>> BEGIN Data segment
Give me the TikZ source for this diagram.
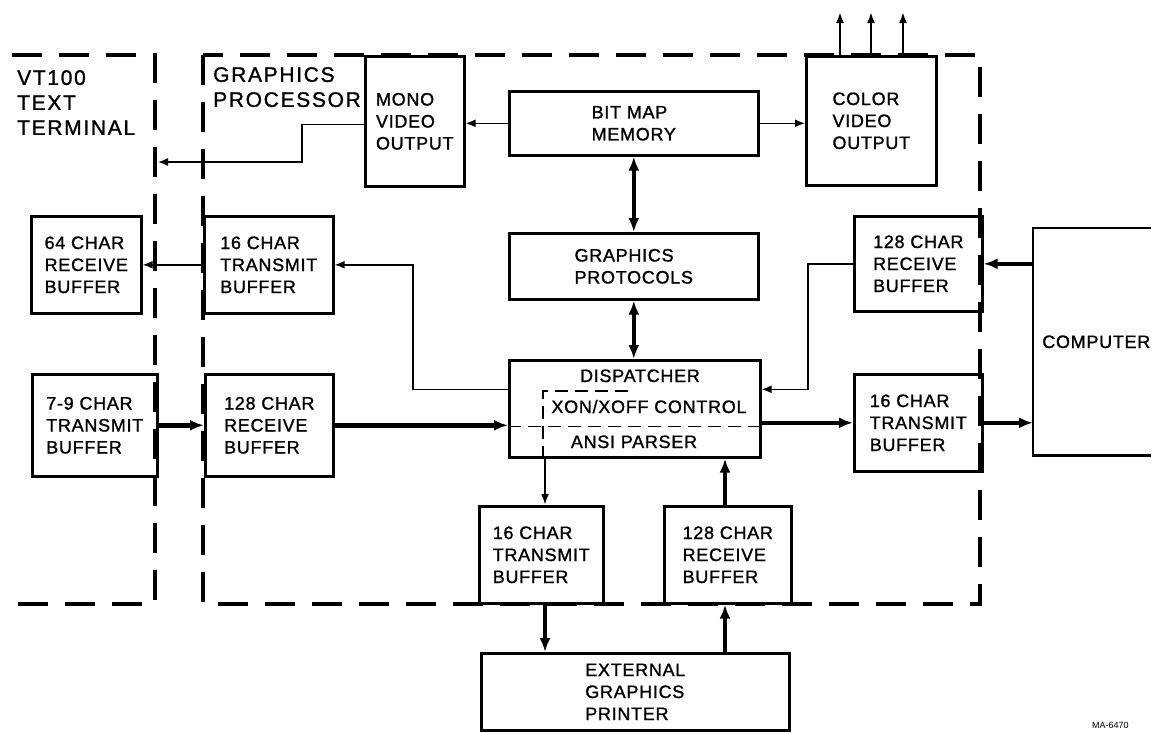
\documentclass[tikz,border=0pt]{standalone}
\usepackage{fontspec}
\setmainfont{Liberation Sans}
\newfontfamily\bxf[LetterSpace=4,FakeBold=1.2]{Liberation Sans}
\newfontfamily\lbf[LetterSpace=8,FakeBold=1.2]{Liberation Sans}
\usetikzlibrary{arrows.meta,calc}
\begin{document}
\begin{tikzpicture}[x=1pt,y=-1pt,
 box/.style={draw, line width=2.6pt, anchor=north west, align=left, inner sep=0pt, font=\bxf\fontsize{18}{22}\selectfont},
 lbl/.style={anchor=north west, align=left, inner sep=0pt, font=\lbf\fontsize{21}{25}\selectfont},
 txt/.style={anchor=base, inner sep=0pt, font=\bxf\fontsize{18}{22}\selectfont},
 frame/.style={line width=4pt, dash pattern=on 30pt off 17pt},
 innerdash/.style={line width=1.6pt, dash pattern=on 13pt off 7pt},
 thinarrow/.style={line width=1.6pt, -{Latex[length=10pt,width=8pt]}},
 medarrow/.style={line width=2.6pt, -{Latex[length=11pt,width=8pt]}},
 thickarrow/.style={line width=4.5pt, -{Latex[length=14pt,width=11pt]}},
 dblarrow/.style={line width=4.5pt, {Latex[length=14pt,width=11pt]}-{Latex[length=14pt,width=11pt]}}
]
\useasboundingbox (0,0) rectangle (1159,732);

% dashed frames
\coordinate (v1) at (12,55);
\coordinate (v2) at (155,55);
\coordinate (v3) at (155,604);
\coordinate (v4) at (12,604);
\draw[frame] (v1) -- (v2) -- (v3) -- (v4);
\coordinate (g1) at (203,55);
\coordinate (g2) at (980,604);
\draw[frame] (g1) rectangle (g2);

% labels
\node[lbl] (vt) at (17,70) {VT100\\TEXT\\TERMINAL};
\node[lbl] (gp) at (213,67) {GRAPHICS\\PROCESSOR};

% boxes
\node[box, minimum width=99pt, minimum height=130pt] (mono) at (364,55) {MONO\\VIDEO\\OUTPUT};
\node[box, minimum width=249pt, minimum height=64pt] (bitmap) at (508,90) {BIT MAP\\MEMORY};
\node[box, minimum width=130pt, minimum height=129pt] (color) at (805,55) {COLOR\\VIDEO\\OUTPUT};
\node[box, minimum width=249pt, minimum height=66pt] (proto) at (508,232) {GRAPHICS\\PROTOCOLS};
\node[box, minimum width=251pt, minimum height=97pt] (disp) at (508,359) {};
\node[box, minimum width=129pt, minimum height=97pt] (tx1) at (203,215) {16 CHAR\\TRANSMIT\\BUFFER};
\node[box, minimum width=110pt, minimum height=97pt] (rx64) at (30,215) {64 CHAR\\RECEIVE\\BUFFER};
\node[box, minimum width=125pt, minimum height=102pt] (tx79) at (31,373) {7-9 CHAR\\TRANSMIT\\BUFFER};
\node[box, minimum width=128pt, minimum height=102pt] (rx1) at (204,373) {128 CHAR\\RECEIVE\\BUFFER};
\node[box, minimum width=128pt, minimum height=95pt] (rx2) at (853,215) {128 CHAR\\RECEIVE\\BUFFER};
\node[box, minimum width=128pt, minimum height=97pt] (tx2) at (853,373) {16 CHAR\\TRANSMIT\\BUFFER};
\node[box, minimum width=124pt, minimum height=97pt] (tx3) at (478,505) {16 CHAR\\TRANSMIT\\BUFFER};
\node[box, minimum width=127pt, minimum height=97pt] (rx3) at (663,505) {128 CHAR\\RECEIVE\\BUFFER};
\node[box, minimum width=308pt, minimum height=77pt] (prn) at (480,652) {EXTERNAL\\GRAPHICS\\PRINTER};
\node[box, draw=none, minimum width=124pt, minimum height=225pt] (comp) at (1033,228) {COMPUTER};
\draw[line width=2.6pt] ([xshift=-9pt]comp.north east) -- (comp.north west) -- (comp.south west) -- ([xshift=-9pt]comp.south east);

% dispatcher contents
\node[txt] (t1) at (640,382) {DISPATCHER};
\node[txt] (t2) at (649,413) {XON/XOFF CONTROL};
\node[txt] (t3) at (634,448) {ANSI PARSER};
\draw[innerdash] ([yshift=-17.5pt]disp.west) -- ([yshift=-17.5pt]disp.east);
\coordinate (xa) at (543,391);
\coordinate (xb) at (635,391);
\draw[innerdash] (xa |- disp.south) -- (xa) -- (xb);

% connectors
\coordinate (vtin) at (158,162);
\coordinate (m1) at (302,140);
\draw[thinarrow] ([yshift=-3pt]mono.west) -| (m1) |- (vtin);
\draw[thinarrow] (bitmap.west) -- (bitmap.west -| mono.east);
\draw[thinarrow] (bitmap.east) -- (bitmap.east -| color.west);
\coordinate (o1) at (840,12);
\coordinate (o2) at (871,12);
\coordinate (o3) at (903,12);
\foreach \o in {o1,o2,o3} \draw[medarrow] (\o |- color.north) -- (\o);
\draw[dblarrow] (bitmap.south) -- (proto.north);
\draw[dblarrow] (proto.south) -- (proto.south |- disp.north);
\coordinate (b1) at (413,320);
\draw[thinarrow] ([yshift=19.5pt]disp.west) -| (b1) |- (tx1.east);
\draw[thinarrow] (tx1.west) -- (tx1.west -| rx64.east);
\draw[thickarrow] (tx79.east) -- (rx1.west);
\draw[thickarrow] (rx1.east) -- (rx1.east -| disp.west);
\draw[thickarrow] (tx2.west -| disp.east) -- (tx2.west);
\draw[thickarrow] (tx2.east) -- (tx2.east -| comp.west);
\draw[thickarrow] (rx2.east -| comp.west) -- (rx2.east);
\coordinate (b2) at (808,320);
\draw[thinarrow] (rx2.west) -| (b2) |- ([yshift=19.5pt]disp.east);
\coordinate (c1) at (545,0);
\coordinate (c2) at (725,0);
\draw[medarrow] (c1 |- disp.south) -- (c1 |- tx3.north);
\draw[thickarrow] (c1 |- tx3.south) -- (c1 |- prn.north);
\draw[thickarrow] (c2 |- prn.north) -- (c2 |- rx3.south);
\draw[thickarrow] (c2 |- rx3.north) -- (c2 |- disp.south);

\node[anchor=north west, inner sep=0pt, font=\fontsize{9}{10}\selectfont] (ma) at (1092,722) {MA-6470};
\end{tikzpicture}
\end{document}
>> END Data segment
#### [Exercise prompt]
Strip out the pictures and quote the remaining data word for word.

#### [Output for this task]
Give me the TikZ source for this diagram.
\documentclass[tikz,border=0pt]{standalone}
\usepackage{fontspec}
\setmainfont{Liberation Sans}
\newfontfamily\bxf[LetterSpace=4,FakeBold=1.2]{Liberation Sans}
\newfontfamily\lbf[LetterSpace=8,FakeBold=1.2]{Liberation Sans}
\usetikzlibrary{arrows.meta,calc}
\begin{document}
\begin{tikzpicture}[x=1pt,y=-1pt,
 box/.style={draw, line width=2.6pt, anchor=north west, align=left, inner sep=0pt, font=\bxf\fontsize{18}{22}\selectfont},
 lbl/.style={anchor=north west, align=left, inner sep=0pt, font=\lbf\fontsize{21}{25}\selectfont},
 txt/.style={anchor=base, inner sep=0pt, font=\bxf\fontsize{18}{22}\selectfont},
 frame/.style={line width=4pt, dash pattern=on 30pt off 17pt},
 innerdash/.style={line width=1.6pt, dash pattern=on 13pt off 7pt},
 thinarrow/.style={line width=1.6pt, -{Latex[length=10pt,width=8pt]}},
 medarrow/.style={line width=2.6pt, -{Latex[length=11pt,width=8pt]}},
 thickarrow/.style={line width=4.5pt, -{Latex[length=14pt,width=11pt]}},
 dblarrow/.style={line width=4.5pt, {Latex[length=14pt,width=11pt]}-{Latex[length=14pt,width=11pt]}}
]
\useasboundingbox (0,0) rectangle (1159,732);

% dashed frames
\coordinate (v1) at (12,55);
\coordinate (v2) at (155,55);
\coordinate (v3) at (155,604);
\coordinate (v4) at (12,604);
\draw[frame] (v1) -- (v2) -- (v3) -- (v4);
\coordinate (g1) at (203,55);
\coordinate (g2) at (980,604);
\draw[frame] (g1) rectangle (g2);

% labels
\node[lbl] (vt) at (17,70) {VT100\\TEXT\\TERMINAL};
\node[lbl] (gp) at (213,67) {GRAPHICS\\PROCESSOR};

% boxes
\node[box, minimum width=99pt, minimum height=130pt] (mono) at (364,55) {MONO\\VIDEO\\OUTPUT};
\node[box, minimum width=249pt, minimum height=64pt] (bitmap) at (508,90) {BIT MAP\\MEMORY};
\node[box, minimum width=130pt, minimum height=129pt] (color) at (805,55) {COLOR\\VIDEO\\OUTPUT};
\node[box, minimum width=249pt, minimum height=66pt] (proto) at (508,232) {GRAPHICS\\PROTOCOLS};
\node[box, minimum width=251pt, minimum height=97pt] (disp) at (508,359) {};
\node[box, minimum width=129pt, minimum height=97pt] (tx1) at (203,215) {16 CHAR\\TRANSMIT\\BUFFER};
\node[box, minimum width=110pt, minimum height=97pt] (rx64) at (30,215) {64 CHAR\\RECEIVE\\BUFFER};
\node[box, minimum width=125pt, minimum height=102pt] (tx79) at (31,373) {7-9 CHAR\\TRANSMIT\\BUFFER};
\node[box, minimum width=128pt, minimum height=102pt] (rx1) at (204,373) {128 CHAR\\RECEIVE\\BUFFER};
\node[box, minimum width=128pt, minimum height=95pt] (rx2) at (853,215) {128 CHAR\\RECEIVE\\BUFFER};
\node[box, minimum width=128pt, minimum height=97pt] (tx2) at (853,373) {16 CHAR\\TRANSMIT\\BUFFER};
\node[box, minimum width=124pt, minimum height=97pt] (tx3) at (478,505) {16 CHAR\\TRANSMIT\\BUFFER};
\node[box, minimum width=127pt, minimum height=97pt] (rx3) at (663,505) {128 CHAR\\RECEIVE\\BUFFER};
\node[box, minimum width=308pt, minimum height=77pt] (prn) at (480,652) {EXTERNAL\\GRAPHICS\\PRINTER};
\node[box, draw=none, minimum width=124pt, minimum height=225pt] (comp) at (1033,228) {COMPUTER};
\draw[line width=2.6pt] ([xshift=-9pt]comp.north east) -- (comp.north west) -- (comp.south west) -- ([xshift=-9pt]comp.south east);

% dispatcher contents
\node[txt] (t1) at (640,382) {DISPATCHER};
\node[txt] (t2) at (649,413) {XON/XOFF CONTROL};
\node[txt] (t3) at (634,448) {ANSI PARSER};
\draw[innerdash] ([yshift=-17.5pt]disp.west) -- ([yshift=-17.5pt]disp.east);
\coordinate (xa) at (543,391);
\coordinate (xb) at (635,391);
\draw[innerdash] (xa |- disp.south) -- (xa) -- (xb);

% connectors
\coordinate (vtin) at (158,162);
\coordinate (m1) at (302,140);
\draw[thinarrow] ([yshift=-3pt]mono.west) -| (m1) |- (vtin);
\draw[thinarrow] (bitmap.west) -- (bitmap.west -| mono.east);
\draw[thinarrow] (bitmap.east) -- (bitmap.east -| color.west);
\coordinate (o1) at (840,12);
\coordinate (o2) at (871,12);
\coordinate (o3) at (903,12);
\foreach \o in {o1,o2,o3} \draw[medarrow] (\o |- color.north) -- (\o);
\draw[dblarrow] (bitmap.south) -- (proto.north);
\draw[dblarrow] (proto.south) -- (proto.south |- disp.north);
\coordinate (b1) at (413,320);
\draw[thinarrow] ([yshift=19.5pt]disp.west) -| (b1) |- (tx1.east);
\draw[thinarrow] (tx1.west) -- (tx1.west -| rx64.east);
\draw[thickarrow] (tx79.east) -- (rx1.west);
\draw[thickarrow] (rx1.east) -- (rx1.east -| disp.west);
\draw[thickarrow] (tx2.west -| disp.east) -- (tx2.west);
\draw[thickarrow] (tx2.east) -- (tx2.east -| comp.west);
\draw[thickarrow] (rx2.east -| comp.west) -- (rx2.east);
\coordinate (b2) at (808,320);
\draw[thinarrow] (rx2.west) -| (b2) |- ([yshift=19.5pt]disp.east);
\coordinate (c1) at (545,0);
\coordinate (c2) at (725,0);
\draw[medarrow] (c1 |- disp.south) -- (c1 |- tx3.north);
\draw[thickarrow] (c1 |- tx3.south) -- (c1 |- prn.north);
\draw[thickarrow] (c2 |- prn.north) -- (c2 |- rx3.south);
\draw[thickarrow] (c2 |- rx3.north) -- (c2 |- disp.south);

\node[anchor=north west, inner sep=0pt, font=\fontsize{9}{10}\selectfont] (ma) at (1092,722) {MA-6470};
\end{tikzpicture}
\end{document}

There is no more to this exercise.